Divorce law in Florida has its early origins in English common law. Simply put, common law is a body of law which, as opposed to statutory law, is not found in the laws passed by the legislative branch of government, but in the decisions of courts, which we now know as the judicial branch of government.
Before the 19th century, the English system of jurisprudence was split, in the sense that there were two separate court systems which had jurisdiction over different areas of the law:
- courts of chancery (or courts of equity) dealt primarily with land, trusts and family issues, and the parties sought relief directly from the King, who was supposed to rule based on what war fair or equitable on a case-by-case basis based on the King's conscience;
- courts of law (or courts of common law) dealt with all other areas of the law.
There is a historical distinction between Divorce and Dissolution of Marriage. Divorce was a concept that was connected to the notion of the sanctity of the marriage. In the past, once a man and a woman were bound by matrimonial vows, they could not end their marriage unilaterally or even by the consent of both parties. A party seeking divorce had to have actionable reasons for divorce, the most common of which were abandonment (where one spouse would walk out on the family and would stop providing them with support), infidelity (where one spouse would engage in sexual relations outside the marriage), and cruelty. Absent the existence of such factors, divorce was impossible.

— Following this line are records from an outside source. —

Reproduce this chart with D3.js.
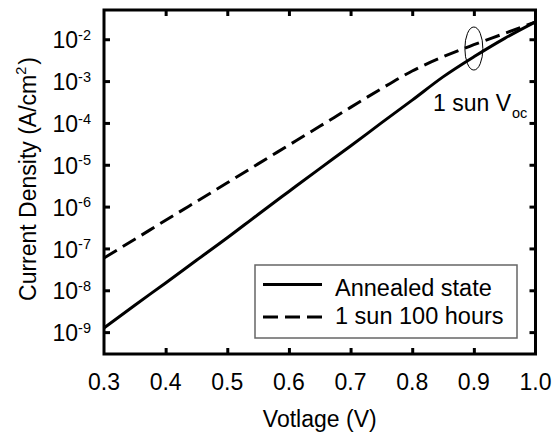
<!DOCTYPE html>
<html>
<head>
<meta charset="utf-8">
<script src="https://cdn.jsdelivr.net/npm/d3@7"></script>
<style>
  body { margin: 0; background: #fff; }
  text { font-family: "Liberation Sans", Arial, sans-serif; fill: #000; }
</style>
</head>
<body>
<svg id="chart" width="555" height="432"></svg>
<script>
// values
var voltage = [0.30, 0.35, 0.40, 0.45, 0.50, 0.55, 0.60, 0.65, 0.70, 0.75, 0.80, 0.85, 0.90, 0.95, 1.00];
var annealed = [1.26e-9, 4.4e-9, 1.5e-8, 5.2e-8, 1.8e-7, 6.5e-7, 2.3e-6, 8.1e-6, 2.8e-5, 1.0e-4, 3.5e-4, 1.26e-3, 3.8e-3, 1.05e-2, 2.6e-2];
var oneSun100h = [5.9e-8, 1.66e-7, 4.7e-7, 1.32e-6, 3.7e-6, 1.05e-5, 2.95e-5, 8.3e-5, 2.35e-4, 6.6e-4, 1.74e-3, 3.8e-3, 7.4e-3, 1.38e-2, 2.6e-2];
var xTicks = [0.3, 0.4, 0.5, 0.6, 0.7, 0.8, 0.9, 1.0];
var yExponents = [-9, -8, -7, -6, -5, -4, -3, -2];
var legendNames = ["Annealed state", "1 sun 100 hours"];

// plot box (note: "top" is a reserved window property, so use other names)
var pLeft = 104, pRight = 535.5, pTop = 10, pBottom = 354;
var svg = d3.select("#chart");

var x = d3.scaleLinear().domain([0.3, 1.0]).range([pLeft, pRight]);
var y = d3.scaleLog().domain([3e-10, 5e-2]).range([pBottom, pTop]);

// inward ticks on all four sides
svg.append("g").attr("transform", "translate(0," + pBottom + ")")
  .call(d3.axisBottom(x).tickValues(xTicks.slice(1, -1)).tickSize(-6).tickFormat(""));
svg.append("g").attr("transform", "translate(0," + pTop + ")")
  .call(d3.axisTop(x).tickValues(xTicks.slice(1, -1)).tickSize(-6).tickFormat(""));
var yTickVals = yExponents.map(function(e) { return Math.pow(10, e); });
svg.append("g").attr("transform", "translate(" + pLeft + ",0)")
  .call(d3.axisLeft(y).tickValues(yTickVals).tickSize(-6).tickFormat(""));
svg.append("g").attr("transform", "translate(" + pRight + ",0)")
  .call(d3.axisRight(y).tickValues(yTickVals).tickSize(-6).tickFormat(""));
svg.selectAll(".domain").remove();
svg.selectAll(".tick line").attr("stroke", "#000").attr("stroke-width", 3);

// frame
svg.append("rect")
  .attr("x", pLeft).attr("y", pTop)
  .attr("width", pRight - pLeft).attr("height", pBottom - pTop)
  .attr("fill", "none").attr("stroke", "#000").attr("stroke-width", 3);

// x tick labels
svg.selectAll(".xlab").data(xTicks).enter().append("text")
  .attr("class", "xlab")
  .attr("x", function(d) { return x(d); })
  .attr("y", 389.5)
  .attr("text-anchor", "middle")
  .attr("font-size", "23px")
  .text(function(d) { return d.toFixed(1); });

// y tick labels 10^n
var ylab = svg.selectAll(".ylab").data(yExponents).enter().append("text")
  .attr("class", "ylab")
  .attr("x", 91)
  .attr("y", function(d) { return y(Math.pow(10, d)) + 9.2; })
  .attr("text-anchor", "end")
  .attr("font-size", "23px");
ylab.append("tspan").text("10");
ylab.append("tspan").attr("font-size", "14.5px").attr("dy", -8.5).text(function(d) { return d; });

// axis titles
svg.append("text")
  .attr("x", (pLeft + pRight) / 2).attr("y", 426.5)
  .attr("text-anchor", "middle").attr("font-size", "23px")
  .text("Votlage (V)");
var yt = svg.append("text")
  .attr("transform", "translate(36,179) rotate(-90)")
  .attr("text-anchor", "middle").attr("font-size", "23px");
yt.append("tspan").text("Current Density (A/cm");
yt.append("tspan").attr("font-size", "14.5px").attr("dy", -10).text("2");
yt.append("tspan").attr("dy", 10).attr("dx", 2).text(")");

// curves
var line = d3.line()
  .x(function(d) { return x(d[0]); })
  .y(function(d) { return y(d[1]); })
  .curve(d3.curveMonotoneX);

svg.append("path")
  .datum(d3.zip(voltage, annealed))
  .attr("d", line)
  .attr("fill", "none").attr("stroke", "#000").attr("stroke-width", 3);
svg.append("path")
  .datum(d3.zip(voltage, oneSun100h))
  .attr("d", line)
  .attr("fill", "none").attr("stroke", "#000").attr("stroke-width", 3)
  .attr("stroke-dasharray", "15,7");

// 1 sun Voc annotation
svg.append("ellipse")
  .attr("cx", x(0.9)).attr("cy", y(6e-3))
  .attr("rx", 9).attr("ry", 21.5)
  .attr("fill", "none").attr("stroke", "#000").attr("stroke-width", 1);
var ann = svg.append("text")
  .attr("x", 433).attr("y", 111)
  .attr("font-size", "23px");
ann.append("tspan").text("1 sun V");
ann.append("tspan").attr("font-size", "14.5px").attr("dy", 7).attr("dx", 1).text("oc");

// legend
var lg = svg.append("g");
lg.append("rect")
  .attr("x", 255).attr("y", 265).attr("width", 262).attr("height", 73)
  .attr("fill", "#fff").attr("stroke", "#666").attr("stroke-width", 1.5);
lg.selectAll(".lgline").data(legendNames).enter().append("line")
  .attr("x1", 263).attr("x2", 322)
  .attr("y1", function(d, i) { return 284.5 + i * 32.5; })
  .attr("y2", function(d, i) { return 284.5 + i * 32.5; })
  .attr("stroke", "#000").attr("stroke-width", 3)
  .attr("stroke-dasharray", function(d, i) { return i ? "15,7" : null; });
lg.selectAll(".lgtext").data(legendNames).enter().append("text")
  .attr("x", 335)
  .attr("y", function(d, i) { return 295.8 + i * 28; })
  .attr("font-size", "23.5px")
  .text(function(d) { return d; });
</script>
</body>
</html>
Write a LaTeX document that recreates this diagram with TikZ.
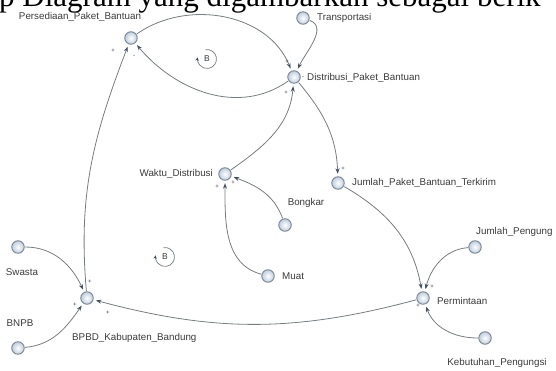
\documentclass[tikz,border=0pt]{standalone}
\usepackage{fontspec}
\setmainfont{Liberation Serif}
\setsansfont{Liberation Sans}
\usetikzlibrary{arrows.meta}
\definecolor{varfill}{RGB}{190,205,222}
\definecolor{varline}{RGB}{120,132,146}
\definecolor{linkline}{RGB}{118,124,131}
\definecolor{tipcol}{RGB}{66,82,98}
\definecolor{lbltext}{RGB}{58,58,58}

\begin{document}
\begin{tikzpicture}[x=1pt, y=1pt,
    var/.style={circle, draw=varline, line width=0.9pt, inner color=white, outer color=varfill, minimum size=12.5pt, inner sep=0pt},
    lbl/.style={font=\sffamily\fontsize{9.8}{10}\selectfont, text=lbltext, inner sep=0pt},
    sign/.style={font=\sffamily\fontsize{6}{6}\selectfont, text=lbltext, inner sep=0pt},
    link/.style={draw=linkline, line width=0.8pt, -{Stealth[length=5.5pt, width=4pt, color=tipcol]}, shorten >=2.5pt, shorten <=0.5pt},
    loopsym/.style={draw=linkline, line width=0.7pt, -{Stealth[length=3.5pt, width=3.5pt, color=tipcol]}}]
    \useasboundingbox (0,0) rectangle (556,-371);
    \clip (0,0) rectangle (556,-371);

    % heading line of the page, cut at the top
    \node[anchor=base west, inner sep=0pt, font=\rmfamily\fontsize{31}{31}\selectfont] (heading) at (-1,-6.5) {p Diagram yang digambarkan sebagai berik};

    % Variables
    \node[var] (pers) at (131,-38) {};
    \node[var] (trans) at (303,-18) {};
    \node[var] (dist) at (294,-77) {};
    \node[var] (waktu) at (225,-174) {};
    \node[var] (bongkar) at (285,-225) {};
    \node[var] (muat) at (268,-276) {};
    \node[var] (terkirim) at (338,-183) {};
    \node[var] (jpeng) at (475,-247) {};
    \node[var] (perm) at (423,-298) {};
    \node[var] (kebut) at (485,-338) {};
    \node[var] (swasta) at (18,-247) {};
    \node[var] (bnpb) at (18,-348) {};
    \node[var] (bpbd) at (87,-298) {};

    % Variable names
    \node[lbl] (persl) at (80,-17) {Persediaan\_Paket\_Bantuan};
    \node[lbl, anchor=west] (transl) at (317,-17.5) {Transportasi};
    \node[lbl, anchor=west] (distl) at (307,-78) {Distribusi\_Paket\_Bantuan};
    \node[lbl, anchor=east] (waktul) at (213,-174) {Waktu\_Distribusi};
    \node[lbl] (bongkarl) at (306,-203) {Bongkar};
    \node[lbl, anchor=west] (muatl) at (282,-276) {Muat};
    \node[lbl, anchor=west] (terkiriml) at (352,-183) {Jumlah\_Paket\_Bantuan\_Terkirim};
    \node[lbl, anchor=west] (jpengl) at (476,-232) {Jumlah\_Pengung};
    \node[lbl, anchor=west] (perml) at (437,-301) {Permintaan};
    \node[lbl] (kebutl) at (497,-363) {Kebutuhan\_Pengungsi};
    \node[lbl] (swastal) at (22,-272) {Swasta};
    \node[lbl] (bnpbl) at (20,-323) {BNPB};
    \node[lbl, anchor=west] (bpbdl) at (72,-338) {BPBD\_Kabupaten\_Bandung};

    % Links
    \draw[link] (pers) to[out=35, in=112] (dist);
    \draw[link] (dist) to[out=215, in=-50] (pers);
    \draw[link] (trans) to[out=-20, in=65] (dist);
    \draw[link] (waktu) to[out=35, in=-95] (dist);
    \draw[link] (dist) to[out=-50, in=92] (terkirim);
    \draw[link] (bongkar) to[out=110, in=-20] (waktu);
    \draw[link] (muat) to[out=165, in=-90] (waktu);
    \draw[link] (terkirim) to[out=-30, in=100] (perm);
    \draw[link] (jpeng) to[out=185, in=75] (perm);
    \draw[link] (kebut) to[out=180, in=-70] (perm);
    \draw[link] (perm) to[out=195, in=-15] (bpbd);
    \draw[link] (swasta) to[out=0, in=115] (bpbd);
    \draw[link] (bnpb) to[out=5, in=235] (bpbd);
    \draw[link] (bpbd) to[out=95, in=249] (pers);

    % Polarities
    \node[sign] (sg1) at (113,-51) {+};
    \node[sign] (sg2) at (134,-57) {-};
    \node[sign] (sg3) at (287,-62) {+};
    \node[sign] (sg4) at (303,-78) {-};
    \node[sign] (sg5) at (286,-93) {+};
    \node[sign] (sg6) at (343,-169) {+};
    \node[sign] (sg7) at (233,-183) {+};
    \node[sign] (sg8) at (217,-187) {+};
    \node[sign] (sg9) at (432,-287) {+};
    \node[sign] (sg10) at (418,-306) {+};
    \node[sign] (sg11) at (90,-282) {+};
    \node[sign] (sg12) at (75,-305) {+};
    \node[sign] (sg13) at (108,-313) {+};

    % Loops
    \node[sign, font=\sffamily\fontsize{8.5}{9}\selectfont] (loopa) at (207,-59) {B};
    \draw[loopsym] (loopa.center) ++(100:9.5) arc[start angle=100, end angle=-190, radius=9.5];
    \node[sign, font=\sffamily\fontsize{8.5}{9}\selectfont] (loopb) at (165,-257) {B};
    \draw[loopsym] (loopb.center) ++(100:9.5) arc[start angle=100, end angle=-190, radius=9.5];
\end{tikzpicture}
\end{document}
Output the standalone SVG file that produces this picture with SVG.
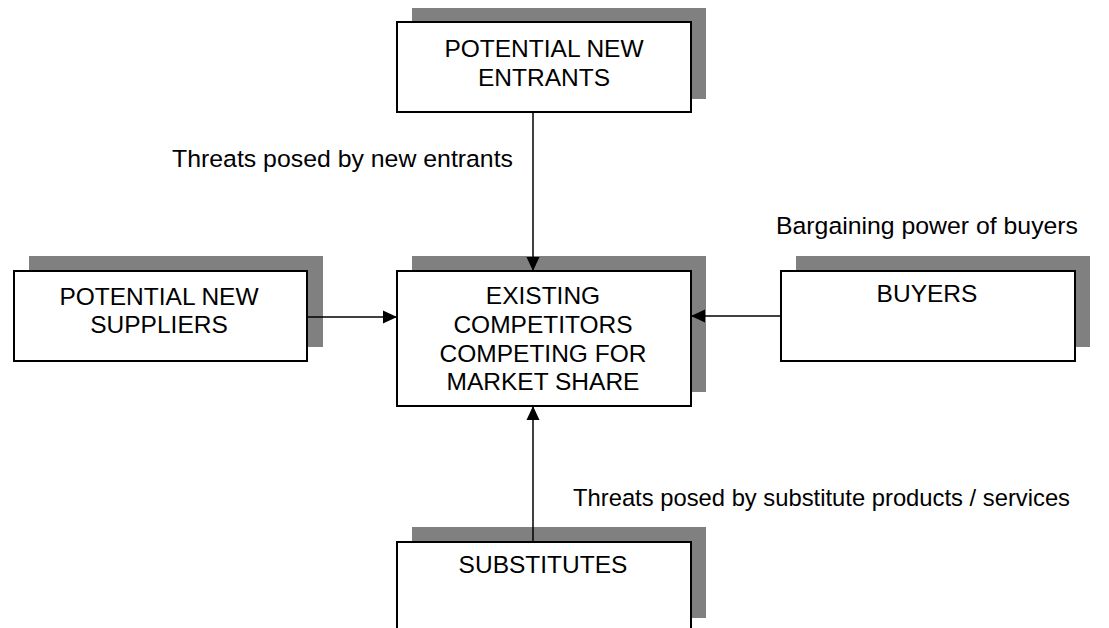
<svg xmlns="http://www.w3.org/2000/svg" width="1109" height="628" viewBox="0 0 1109 628">
<style>
.bg{fill:#ffffff}
.shadow{fill:#808080;stroke:none}
.box{fill:#ffffff;stroke:#000000;stroke-width:2}
.t{font-family:"Liberation Sans",Arial,sans-serif;font-size:24.5px;fill:#000000;text-anchor:middle}
.lbl{font-family:"Liberation Sans",Arial,sans-serif;font-size:24.5px;fill:#000000}
.conn{stroke:#000000;stroke-width:1.5;fill:none;marker-end:url(#arr)}
</style>
<defs>
<marker id="arr" markerUnits="userSpaceOnUse" markerWidth="16" markerHeight="16" viewBox="0 0 16 16" refX="15" refY="8" orient="auto">
<path d="M1,1.5 L15,8 L1,14.5 Z" fill="#000000"/>
</marker>
</defs>
<rect class="bg" x="0" y="0" width="1109" height="628"/>
<g id="node-entrants">
<rect class="shadow" x="412" y="8" width="294" height="91"/>
<rect class="box" x="397" y="22" width="294" height="90"/>
<text class="t" x="544" y="57">POTENTIAL NEW</text>
<text class="t" x="544" y="86">ENTRANTS</text>
</g>
<g id="node-suppliers">
<rect class="shadow" x="29" y="256" width="294" height="91"/>
<rect class="box" x="14" y="271" width="293" height="90"/>
<text class="t" x="159" y="305">POTENTIAL NEW</text>
<text class="t" x="159" y="333">SUPPLIERS</text>
</g>
<g id="node-competitors">
<rect class="shadow" x="412" y="256" width="294" height="136"/>
<rect class="box" x="397" y="271" width="294" height="135"/>
<text class="t" x="543" y="304">EXISTING</text>
<text class="t" x="543" y="333">COMPETITORS</text>
<text class="t" x="543" y="362">COMPETING FOR</text>
<text class="t" x="543" y="390">MARKET SHARE</text>
</g>
<g id="node-buyers">
<rect class="shadow" x="796" y="256" width="294" height="91"/>
<rect class="box" x="781" y="271" width="294" height="90"/>
<text class="t" x="927" y="302">BUYERS</text>
</g>
<g id="node-substitutes">
<rect class="shadow" x="412" y="527" width="294" height="91"/>
<rect class="box" x="397" y="542" width="294" height="92"/>
<text class="t" x="543" y="573">SUBSTITUTES</text>
</g>
<g id="connectors">
<line class="conn" x1="533" y1="112" x2="533" y2="271"/>
<line class="conn" x1="307" y1="317" x2="397" y2="317"/>
<line class="conn" x1="781" y1="316" x2="691" y2="316"/>
<line class="conn" x1="533" y1="542" x2="533" y2="406"/>
</g>
<g id="labels">
<text class="lbl" x="172" y="167" textLength="341" lengthAdjust="spacingAndGlyphs">Threats posed by new entrants</text>
<text class="lbl" x="776" y="234" textLength="302" lengthAdjust="spacingAndGlyphs">Bargaining power of buyers</text>
<text class="lbl" x="573" y="506" textLength="497" lengthAdjust="spacingAndGlyphs">Threats posed by substitute products / services</text>
</g>
</svg>
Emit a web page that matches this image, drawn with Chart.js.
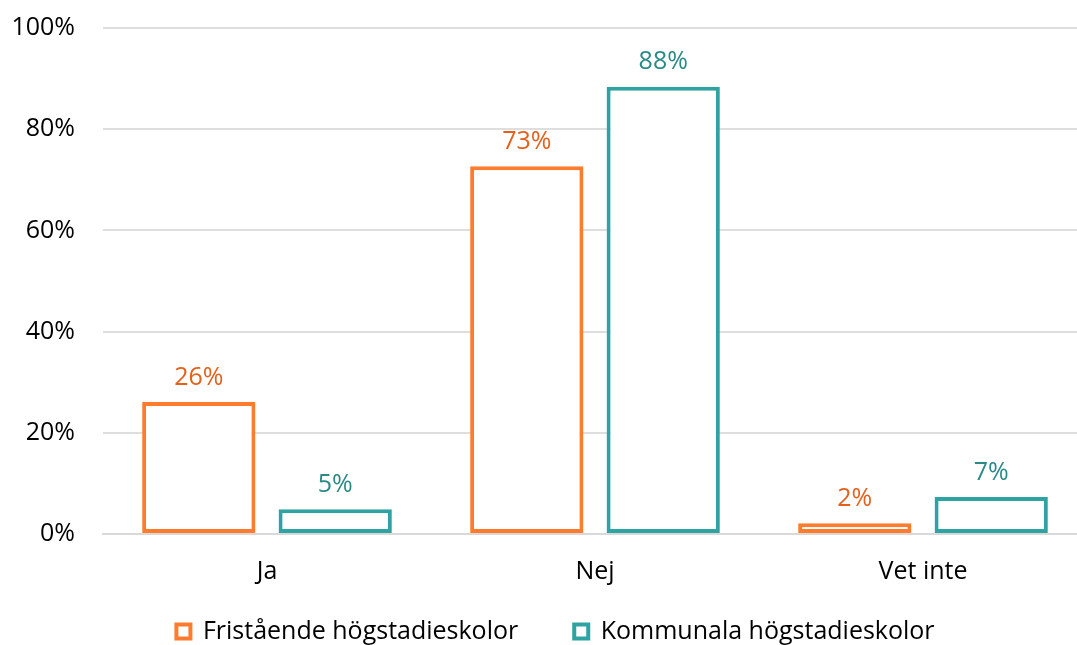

That is why old movies of the noir genre often involve private detectives snooping on spouses suspected of infidelity or, even more interesting, when both spouses wanted a divorce, they would stage an extramarital affair which a private investigator would then "document" and present to the Court as evidence for the spouse's infidelity, therefore making the divorce legally possible. As a result of this need to prove the "fault" of the other spouse in order to get a divorce, the term "divorce" acquired the negative connotation that something bad (such as abandonment, infidelity or cruelty) must have happened during the marriage since one of the spouses (usually the wife) was able to get a divorce.
With the changes in American society in the 1960s, the view of marriage as a special type of contract started to gain traction. In contract law, one of the parties may breach the contract or the parties may come together and modify or even terminate the contract by consent. That is not to say that there are no legal consequences to one or both of the parties "dissolving" a contract, but it affords them a greater liberty of action according to their best interests. As a consequence, in 1969 California was the first state to adopt a no-fault divorce statute, allowing a souse to seek a divorce without having to prove any "fault" by the other spouse. To reflect the fact that getting a divorce did not anymore necessarily mean that one of the spouses did something bad, state legislatures started using the term "dissolution of marriage" instead of "divorce" in their state laws.